DATA PROVIDED →
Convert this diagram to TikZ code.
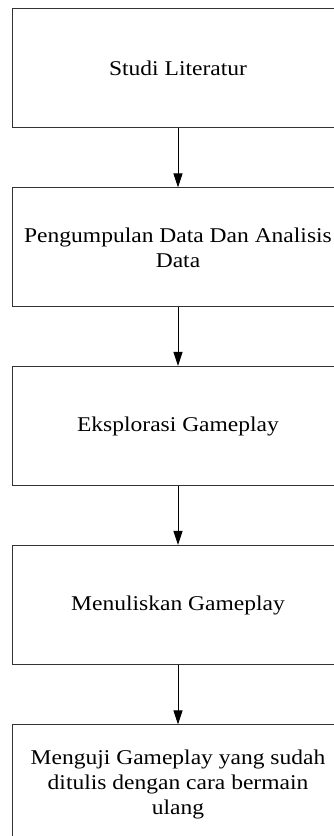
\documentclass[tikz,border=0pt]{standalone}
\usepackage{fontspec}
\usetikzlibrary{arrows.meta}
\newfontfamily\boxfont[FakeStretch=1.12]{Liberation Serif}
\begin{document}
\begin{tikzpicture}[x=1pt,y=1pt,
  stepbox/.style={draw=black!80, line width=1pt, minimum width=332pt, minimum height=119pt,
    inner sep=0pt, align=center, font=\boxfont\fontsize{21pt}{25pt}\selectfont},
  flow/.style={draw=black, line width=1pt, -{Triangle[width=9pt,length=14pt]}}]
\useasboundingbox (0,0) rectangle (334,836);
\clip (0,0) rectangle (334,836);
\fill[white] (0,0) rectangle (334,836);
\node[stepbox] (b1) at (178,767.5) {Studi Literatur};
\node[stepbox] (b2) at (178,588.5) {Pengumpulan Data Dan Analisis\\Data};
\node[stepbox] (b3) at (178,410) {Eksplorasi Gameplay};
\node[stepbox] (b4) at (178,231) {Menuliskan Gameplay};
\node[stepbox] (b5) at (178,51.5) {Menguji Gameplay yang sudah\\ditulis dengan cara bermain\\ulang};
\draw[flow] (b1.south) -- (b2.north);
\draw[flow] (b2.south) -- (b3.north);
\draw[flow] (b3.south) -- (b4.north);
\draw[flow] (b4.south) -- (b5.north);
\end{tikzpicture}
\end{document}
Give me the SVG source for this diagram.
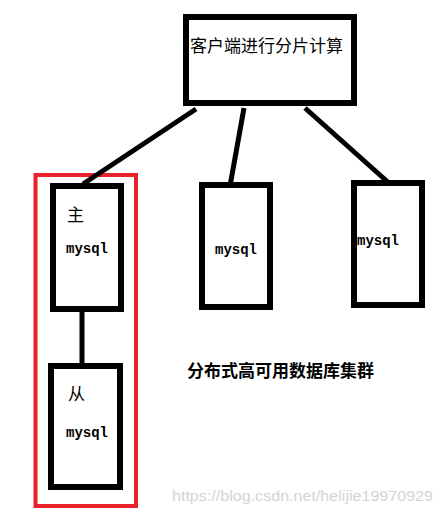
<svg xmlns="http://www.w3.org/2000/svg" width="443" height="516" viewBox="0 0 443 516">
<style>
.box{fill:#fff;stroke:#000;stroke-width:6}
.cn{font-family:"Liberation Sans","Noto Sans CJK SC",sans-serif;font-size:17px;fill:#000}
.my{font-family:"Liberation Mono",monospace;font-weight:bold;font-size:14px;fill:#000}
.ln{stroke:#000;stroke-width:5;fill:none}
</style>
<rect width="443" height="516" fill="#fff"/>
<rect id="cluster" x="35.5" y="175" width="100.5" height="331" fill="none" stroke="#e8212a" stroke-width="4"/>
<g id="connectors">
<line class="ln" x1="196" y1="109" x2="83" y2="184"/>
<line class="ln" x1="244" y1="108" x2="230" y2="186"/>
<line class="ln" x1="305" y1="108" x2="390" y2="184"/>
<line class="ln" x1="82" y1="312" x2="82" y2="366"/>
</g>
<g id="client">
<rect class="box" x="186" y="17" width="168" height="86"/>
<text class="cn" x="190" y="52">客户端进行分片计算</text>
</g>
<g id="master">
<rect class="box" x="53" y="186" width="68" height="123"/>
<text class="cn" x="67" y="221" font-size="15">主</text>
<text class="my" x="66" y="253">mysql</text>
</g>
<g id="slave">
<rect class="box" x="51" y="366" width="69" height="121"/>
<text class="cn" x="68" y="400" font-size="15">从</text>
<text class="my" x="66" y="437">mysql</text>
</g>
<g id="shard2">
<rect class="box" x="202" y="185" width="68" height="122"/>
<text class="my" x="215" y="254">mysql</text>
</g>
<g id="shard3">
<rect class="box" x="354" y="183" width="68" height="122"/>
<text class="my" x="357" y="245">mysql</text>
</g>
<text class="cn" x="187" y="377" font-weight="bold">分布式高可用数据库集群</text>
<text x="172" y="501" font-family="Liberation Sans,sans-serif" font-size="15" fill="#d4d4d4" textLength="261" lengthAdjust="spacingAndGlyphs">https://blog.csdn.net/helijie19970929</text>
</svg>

PROBLEM → From the listing above, print every entry precisely and drop the pictures.

THE ANSWER →
Convert this diagram to TikZ code.
\documentclass[tikz,border=0pt]{standalone}
\usepackage{fontspec}
\usetikzlibrary{arrows.meta}
\newfontfamily\boxfont[FakeStretch=1.12]{Liberation Serif}
\begin{document}
\begin{tikzpicture}[x=1pt,y=1pt,
  stepbox/.style={draw=black!80, line width=1pt, minimum width=332pt, minimum height=119pt,
    inner sep=0pt, align=center, font=\boxfont\fontsize{21pt}{25pt}\selectfont},
  flow/.style={draw=black, line width=1pt, -{Triangle[width=9pt,length=14pt]}}]
\useasboundingbox (0,0) rectangle (334,836);
\clip (0,0) rectangle (334,836);
\fill[white] (0,0) rectangle (334,836);
\node[stepbox] (b1) at (178,767.5) {Studi Literatur};
\node[stepbox] (b2) at (178,588.5) {Pengumpulan Data Dan Analisis\\Data};
\node[stepbox] (b3) at (178,410) {Eksplorasi Gameplay};
\node[stepbox] (b4) at (178,231) {Menuliskan Gameplay};
\node[stepbox] (b5) at (178,51.5) {Menguji Gameplay yang sudah\\ditulis dengan cara bermain\\ulang};
\draw[flow] (b1.south) -- (b2.north);
\draw[flow] (b2.south) -- (b3.north);
\draw[flow] (b3.south) -- (b4.north);
\draw[flow] (b4.south) -- (b5.north);
\end{tikzpicture}
\end{document}
Give me the SVG source for this diagram.
<svg xmlns="http://www.w3.org/2000/svg" width="443" height="516" viewBox="0 0 443 516">
<style>
.box{fill:#fff;stroke:#000;stroke-width:6}
.cn{font-family:"Liberation Sans","Noto Sans CJK SC",sans-serif;font-size:17px;fill:#000}
.my{font-family:"Liberation Mono",monospace;font-weight:bold;font-size:14px;fill:#000}
.ln{stroke:#000;stroke-width:5;fill:none}
</style>
<rect width="443" height="516" fill="#fff"/>
<rect id="cluster" x="35.5" y="175" width="100.5" height="331" fill="none" stroke="#e8212a" stroke-width="4"/>
<g id="connectors">
<line class="ln" x1="196" y1="109" x2="83" y2="184"/>
<line class="ln" x1="244" y1="108" x2="230" y2="186"/>
<line class="ln" x1="305" y1="108" x2="390" y2="184"/>
<line class="ln" x1="82" y1="312" x2="82" y2="366"/>
</g>
<g id="client">
<rect class="box" x="186" y="17" width="168" height="86"/>
<text class="cn" x="190" y="52">客户端进行分片计算</text>
</g>
<g id="master">
<rect class="box" x="53" y="186" width="68" height="123"/>
<text class="cn" x="67" y="221" font-size="15">主</text>
<text class="my" x="66" y="253">mysql</text>
</g>
<g id="slave">
<rect class="box" x="51" y="366" width="69" height="121"/>
<text class="cn" x="68" y="400" font-size="15">从</text>
<text class="my" x="66" y="437">mysql</text>
</g>
<g id="shard2">
<rect class="box" x="202" y="185" width="68" height="122"/>
<text class="my" x="215" y="254">mysql</text>
</g>
<g id="shard3">
<rect class="box" x="354" y="183" width="68" height="122"/>
<text class="my" x="357" y="245">mysql</text>
</g>
<text class="cn" x="187" y="377" font-weight="bold">分布式高可用数据库集群</text>
<text x="172" y="501" font-family="Liberation Sans,sans-serif" font-size="15" fill="#d4d4d4" textLength="261" lengthAdjust="spacingAndGlyphs">https://blog.csdn.net/helijie19970929</text>
</svg>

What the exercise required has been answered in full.